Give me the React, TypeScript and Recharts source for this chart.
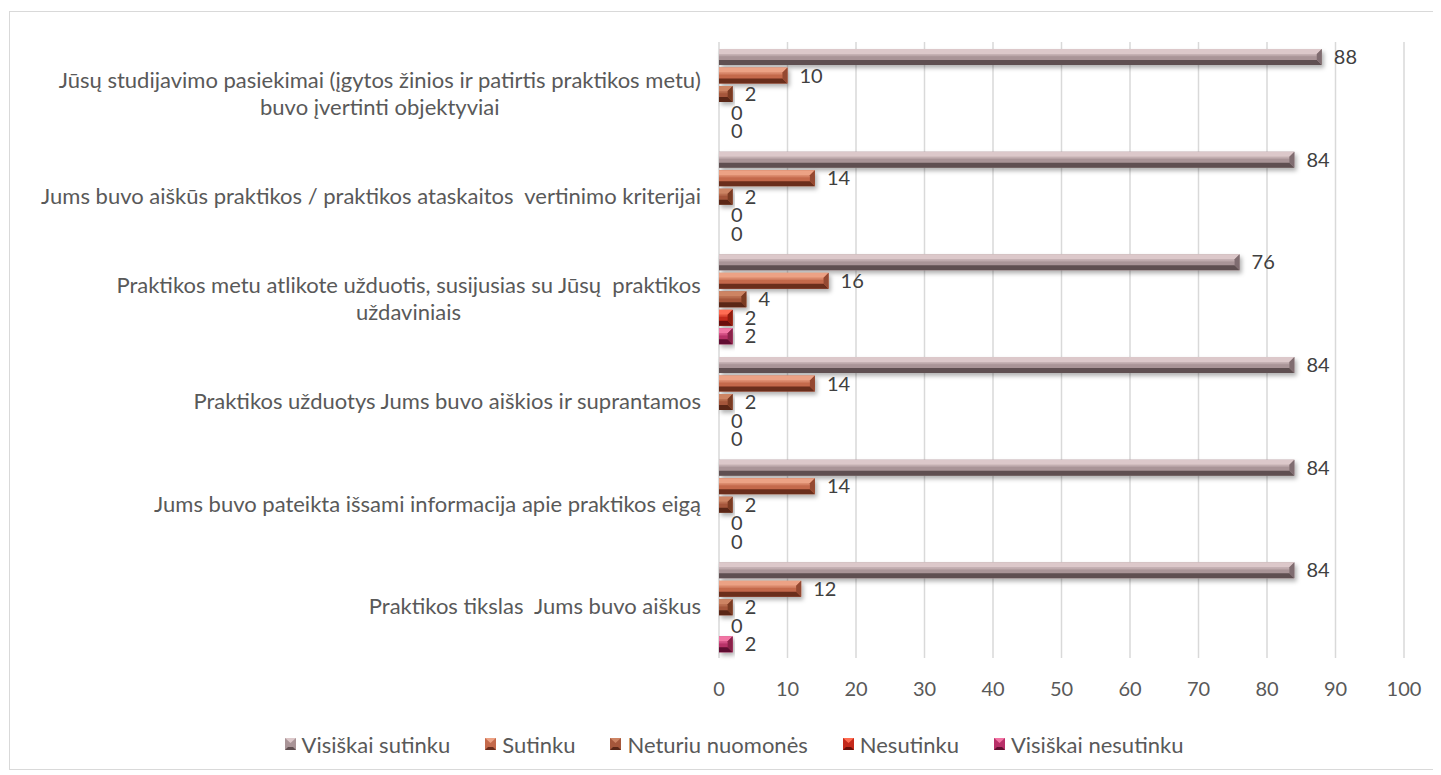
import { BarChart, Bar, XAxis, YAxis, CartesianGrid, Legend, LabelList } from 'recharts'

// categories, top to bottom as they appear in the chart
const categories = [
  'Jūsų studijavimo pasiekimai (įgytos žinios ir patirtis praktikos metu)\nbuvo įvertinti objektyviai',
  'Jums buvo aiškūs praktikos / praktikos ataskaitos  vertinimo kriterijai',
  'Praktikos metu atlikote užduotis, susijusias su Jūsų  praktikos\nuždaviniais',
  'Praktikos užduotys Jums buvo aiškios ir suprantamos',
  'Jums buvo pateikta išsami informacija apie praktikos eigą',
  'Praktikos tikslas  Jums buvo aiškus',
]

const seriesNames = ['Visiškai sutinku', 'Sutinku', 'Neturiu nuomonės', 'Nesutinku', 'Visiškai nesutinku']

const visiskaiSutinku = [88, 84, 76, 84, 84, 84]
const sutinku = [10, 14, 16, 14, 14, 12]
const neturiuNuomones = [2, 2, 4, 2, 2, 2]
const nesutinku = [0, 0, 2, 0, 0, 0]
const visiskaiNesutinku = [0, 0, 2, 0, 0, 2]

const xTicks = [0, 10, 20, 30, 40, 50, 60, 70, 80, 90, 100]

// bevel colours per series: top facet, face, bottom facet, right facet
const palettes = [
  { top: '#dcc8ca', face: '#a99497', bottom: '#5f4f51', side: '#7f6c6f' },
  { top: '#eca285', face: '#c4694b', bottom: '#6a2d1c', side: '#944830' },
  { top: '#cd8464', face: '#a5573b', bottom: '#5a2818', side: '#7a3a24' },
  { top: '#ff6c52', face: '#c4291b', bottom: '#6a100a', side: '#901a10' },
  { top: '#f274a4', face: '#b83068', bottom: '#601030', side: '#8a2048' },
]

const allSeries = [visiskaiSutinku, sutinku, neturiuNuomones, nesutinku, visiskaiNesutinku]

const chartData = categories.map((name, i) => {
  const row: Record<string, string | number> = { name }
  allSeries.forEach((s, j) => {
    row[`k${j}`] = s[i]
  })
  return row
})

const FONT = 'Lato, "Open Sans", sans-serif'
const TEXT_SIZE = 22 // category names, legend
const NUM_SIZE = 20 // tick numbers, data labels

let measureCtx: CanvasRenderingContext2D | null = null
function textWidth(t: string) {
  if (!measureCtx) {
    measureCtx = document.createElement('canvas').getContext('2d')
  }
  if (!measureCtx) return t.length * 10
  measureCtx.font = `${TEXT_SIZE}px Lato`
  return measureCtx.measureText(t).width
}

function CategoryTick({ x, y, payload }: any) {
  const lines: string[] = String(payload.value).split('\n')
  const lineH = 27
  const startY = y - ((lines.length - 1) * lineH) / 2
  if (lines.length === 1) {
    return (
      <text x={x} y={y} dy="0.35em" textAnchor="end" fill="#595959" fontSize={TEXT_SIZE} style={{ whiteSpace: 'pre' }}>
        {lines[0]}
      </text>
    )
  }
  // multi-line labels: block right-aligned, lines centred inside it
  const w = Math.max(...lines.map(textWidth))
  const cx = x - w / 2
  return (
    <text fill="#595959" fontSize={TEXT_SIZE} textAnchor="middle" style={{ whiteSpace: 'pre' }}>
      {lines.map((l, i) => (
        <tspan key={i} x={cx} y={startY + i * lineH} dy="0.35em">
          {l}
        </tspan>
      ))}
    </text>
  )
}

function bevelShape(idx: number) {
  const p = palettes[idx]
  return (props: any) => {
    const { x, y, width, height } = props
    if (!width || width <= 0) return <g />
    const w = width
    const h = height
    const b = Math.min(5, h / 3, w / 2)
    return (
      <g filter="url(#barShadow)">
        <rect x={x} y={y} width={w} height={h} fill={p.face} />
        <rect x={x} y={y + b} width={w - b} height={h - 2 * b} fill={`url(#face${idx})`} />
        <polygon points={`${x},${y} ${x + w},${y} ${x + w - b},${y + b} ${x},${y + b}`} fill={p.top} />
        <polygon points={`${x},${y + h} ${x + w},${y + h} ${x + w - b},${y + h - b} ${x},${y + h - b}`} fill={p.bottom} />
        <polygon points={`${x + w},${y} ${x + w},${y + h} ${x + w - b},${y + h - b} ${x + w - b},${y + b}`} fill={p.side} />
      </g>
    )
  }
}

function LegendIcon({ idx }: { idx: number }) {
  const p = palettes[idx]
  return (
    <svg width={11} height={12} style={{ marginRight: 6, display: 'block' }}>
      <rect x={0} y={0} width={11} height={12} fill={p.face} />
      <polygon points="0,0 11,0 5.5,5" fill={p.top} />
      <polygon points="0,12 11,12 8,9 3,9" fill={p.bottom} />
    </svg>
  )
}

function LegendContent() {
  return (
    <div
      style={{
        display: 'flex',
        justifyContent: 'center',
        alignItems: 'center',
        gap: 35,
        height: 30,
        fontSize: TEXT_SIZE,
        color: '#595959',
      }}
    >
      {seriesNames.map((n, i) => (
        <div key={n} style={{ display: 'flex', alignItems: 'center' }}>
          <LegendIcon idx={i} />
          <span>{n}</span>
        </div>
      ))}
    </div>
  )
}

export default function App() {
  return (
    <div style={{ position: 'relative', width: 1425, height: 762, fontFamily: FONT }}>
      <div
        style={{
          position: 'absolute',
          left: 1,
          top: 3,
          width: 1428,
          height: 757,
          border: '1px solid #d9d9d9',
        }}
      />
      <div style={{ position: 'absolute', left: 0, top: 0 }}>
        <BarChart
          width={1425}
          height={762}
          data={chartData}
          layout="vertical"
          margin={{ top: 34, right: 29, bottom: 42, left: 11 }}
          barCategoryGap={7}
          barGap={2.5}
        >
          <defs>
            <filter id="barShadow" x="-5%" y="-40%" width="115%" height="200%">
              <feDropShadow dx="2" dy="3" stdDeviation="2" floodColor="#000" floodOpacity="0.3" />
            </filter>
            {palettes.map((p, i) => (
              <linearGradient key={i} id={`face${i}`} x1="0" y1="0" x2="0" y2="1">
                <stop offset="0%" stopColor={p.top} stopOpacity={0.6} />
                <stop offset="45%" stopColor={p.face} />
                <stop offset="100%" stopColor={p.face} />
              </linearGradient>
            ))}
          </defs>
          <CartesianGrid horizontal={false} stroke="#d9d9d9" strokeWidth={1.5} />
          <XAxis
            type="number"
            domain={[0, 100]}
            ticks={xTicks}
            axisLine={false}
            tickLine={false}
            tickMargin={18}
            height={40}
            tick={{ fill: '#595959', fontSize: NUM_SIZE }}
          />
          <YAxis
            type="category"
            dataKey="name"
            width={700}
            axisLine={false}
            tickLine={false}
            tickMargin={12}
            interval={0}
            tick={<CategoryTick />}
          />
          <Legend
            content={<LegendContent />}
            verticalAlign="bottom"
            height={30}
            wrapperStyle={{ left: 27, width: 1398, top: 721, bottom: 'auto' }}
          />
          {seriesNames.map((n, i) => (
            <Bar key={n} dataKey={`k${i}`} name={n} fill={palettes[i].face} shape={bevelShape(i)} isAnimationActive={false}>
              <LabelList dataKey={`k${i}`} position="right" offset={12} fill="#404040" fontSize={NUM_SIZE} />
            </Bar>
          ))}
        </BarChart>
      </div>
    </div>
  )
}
________
AIM: Set down the complete material exactly, but do not include the images.

EXERCISE OUTPUT:
Give me the React, TypeScript and Recharts source for this chart.
import { BarChart, Bar, XAxis, YAxis, CartesianGrid, Legend, LabelList } from 'recharts'

// categories, top to bottom as they appear in the chart
const categories = [
  'Jūsų studijavimo pasiekimai (įgytos žinios ir patirtis praktikos metu)\nbuvo įvertinti objektyviai',
  'Jums buvo aiškūs praktikos / praktikos ataskaitos  vertinimo kriterijai',
  'Praktikos metu atlikote užduotis, susijusias su Jūsų  praktikos\nuždaviniais',
  'Praktikos užduotys Jums buvo aiškios ir suprantamos',
  'Jums buvo pateikta išsami informacija apie praktikos eigą',
  'Praktikos tikslas  Jums buvo aiškus',
]

const seriesNames = ['Visiškai sutinku', 'Sutinku', 'Neturiu nuomonės', 'Nesutinku', 'Visiškai nesutinku']

const visiskaiSutinku = [88, 84, 76, 84, 84, 84]
const sutinku = [10, 14, 16, 14, 14, 12]
const neturiuNuomones = [2, 2, 4, 2, 2, 2]
const nesutinku = [0, 0, 2, 0, 0, 0]
const visiskaiNesutinku = [0, 0, 2, 0, 0, 2]

const xTicks = [0, 10, 20, 30, 40, 50, 60, 70, 80, 90, 100]

// bevel colours per series: top facet, face, bottom facet, right facet
const palettes = [
  { top: '#dcc8ca', face: '#a99497', bottom: '#5f4f51', side: '#7f6c6f' },
  { top: '#eca285', face: '#c4694b', bottom: '#6a2d1c', side: '#944830' },
  { top: '#cd8464', face: '#a5573b', bottom: '#5a2818', side: '#7a3a24' },
  { top: '#ff6c52', face: '#c4291b', bottom: '#6a100a', side: '#901a10' },
  { top: '#f274a4', face: '#b83068', bottom: '#601030', side: '#8a2048' },
]

const allSeries = [visiskaiSutinku, sutinku, neturiuNuomones, nesutinku, visiskaiNesutinku]

const chartData = categories.map((name, i) => {
  const row: Record<string, string | number> = { name }
  allSeries.forEach((s, j) => {
    row[`k${j}`] = s[i]
  })
  return row
})

const FONT = 'Lato, "Open Sans", sans-serif'
const TEXT_SIZE = 22 // category names, legend
const NUM_SIZE = 20 // tick numbers, data labels

let measureCtx: CanvasRenderingContext2D | null = null
function textWidth(t: string) {
  if (!measureCtx) {
    measureCtx = document.createElement('canvas').getContext('2d')
  }
  if (!measureCtx) return t.length * 10
  measureCtx.font = `${TEXT_SIZE}px Lato`
  return measureCtx.measureText(t).width
}

function CategoryTick({ x, y, payload }: any) {
  const lines: string[] = String(payload.value).split('\n')
  const lineH = 27
  const startY = y - ((lines.length - 1) * lineH) / 2
  if (lines.length === 1) {
    return (
      <text x={x} y={y} dy="0.35em" textAnchor="end" fill="#595959" fontSize={TEXT_SIZE} style={{ whiteSpace: 'pre' }}>
        {lines[0]}
      </text>
    )
  }
  // multi-line labels: block right-aligned, lines centred inside it
  const w = Math.max(...lines.map(textWidth))
  const cx = x - w / 2
  return (
    <text fill="#595959" fontSize={TEXT_SIZE} textAnchor="middle" style={{ whiteSpace: 'pre' }}>
      {lines.map((l, i) => (
        <tspan key={i} x={cx} y={startY + i * lineH} dy="0.35em">
          {l}
        </tspan>
      ))}
    </text>
  )
}

function bevelShape(idx: number) {
  const p = palettes[idx]
  return (props: any) => {
    const { x, y, width, height } = props
    if (!width || width <= 0) return <g />
    const w = width
    const h = height
    const b = Math.min(5, h / 3, w / 2)
    return (
      <g filter="url(#barShadow)">
        <rect x={x} y={y} width={w} height={h} fill={p.face} />
        <rect x={x} y={y + b} width={w - b} height={h - 2 * b} fill={`url(#face${idx})`} />
        <polygon points={`${x},${y} ${x + w},${y} ${x + w - b},${y + b} ${x},${y + b}`} fill={p.top} />
        <polygon points={`${x},${y + h} ${x + w},${y + h} ${x + w - b},${y + h - b} ${x},${y + h - b}`} fill={p.bottom} />
        <polygon points={`${x + w},${y} ${x + w},${y + h} ${x + w - b},${y + h - b} ${x + w - b},${y + b}`} fill={p.side} />
      </g>
    )
  }
}

function LegendIcon({ idx }: { idx: number }) {
  const p = palettes[idx]
  return (
    <svg width={11} height={12} style={{ marginRight: 6, display: 'block' }}>
      <rect x={0} y={0} width={11} height={12} fill={p.face} />
      <polygon points="0,0 11,0 5.5,5" fill={p.top} />
      <polygon points="0,12 11,12 8,9 3,9" fill={p.bottom} />
    </svg>
  )
}

function LegendContent() {
  return (
    <div
      style={{
        display: 'flex',
        justifyContent: 'center',
        alignItems: 'center',
        gap: 35,
        height: 30,
        fontSize: TEXT_SIZE,
        color: '#595959',
      }}
    >
      {seriesNames.map((n, i) => (
        <div key={n} style={{ display: 'flex', alignItems: 'center' }}>
          <LegendIcon idx={i} />
          <span>{n}</span>
        </div>
      ))}
    </div>
  )
}

export default function App() {
  return (
    <div style={{ position: 'relative', width: 1425, height: 762, fontFamily: FONT }}>
      <div
        style={{
          position: 'absolute',
          left: 1,
          top: 3,
          width: 1428,
          height: 757,
          border: '1px solid #d9d9d9',
        }}
      />
      <div style={{ position: 'absolute', left: 0, top: 0 }}>
        <BarChart
          width={1425}
          height={762}
          data={chartData}
          layout="vertical"
          margin={{ top: 34, right: 29, bottom: 42, left: 11 }}
          barCategoryGap={7}
          barGap={2.5}
        >
          <defs>
            <filter id="barShadow" x="-5%" y="-40%" width="115%" height="200%">
              <feDropShadow dx="2" dy="3" stdDeviation="2" floodColor="#000" floodOpacity="0.3" />
            </filter>
            {palettes.map((p, i) => (
              <linearGradient key={i} id={`face${i}`} x1="0" y1="0" x2="0" y2="1">
                <stop offset="0%" stopColor={p.top} stopOpacity={0.6} />
                <stop offset="45%" stopColor={p.face} />
                <stop offset="100%" stopColor={p.face} />
              </linearGradient>
            ))}
          </defs>
          <CartesianGrid horizontal={false} stroke="#d9d9d9" strokeWidth={1.5} />
          <XAxis
            type="number"
            domain={[0, 100]}
            ticks={xTicks}
            axisLine={false}
            tickLine={false}
            tickMargin={18}
            height={40}
            tick={{ fill: '#595959', fontSize: NUM_SIZE }}
          />
          <YAxis
            type="category"
            dataKey="name"
            width={700}
            axisLine={false}
            tickLine={false}
            tickMargin={12}
            interval={0}
            tick={<CategoryTick />}
          />
          <Legend
            content={<LegendContent />}
            verticalAlign="bottom"
            height={30}
            wrapperStyle={{ left: 27, width: 1398, top: 721, bottom: 'auto' }}
          />
          {seriesNames.map((n, i) => (
            <Bar key={n} dataKey={`k${i}`} name={n} fill={palettes[i].face} shape={bevelShape(i)} isAnimationActive={false}>
              <LabelList dataKey={`k${i}`} position="right" offset={12} fill="#404040" fontSize={NUM_SIZE} />
            </Bar>
          ))}
        </BarChart>
      </div>
    </div>
  )
}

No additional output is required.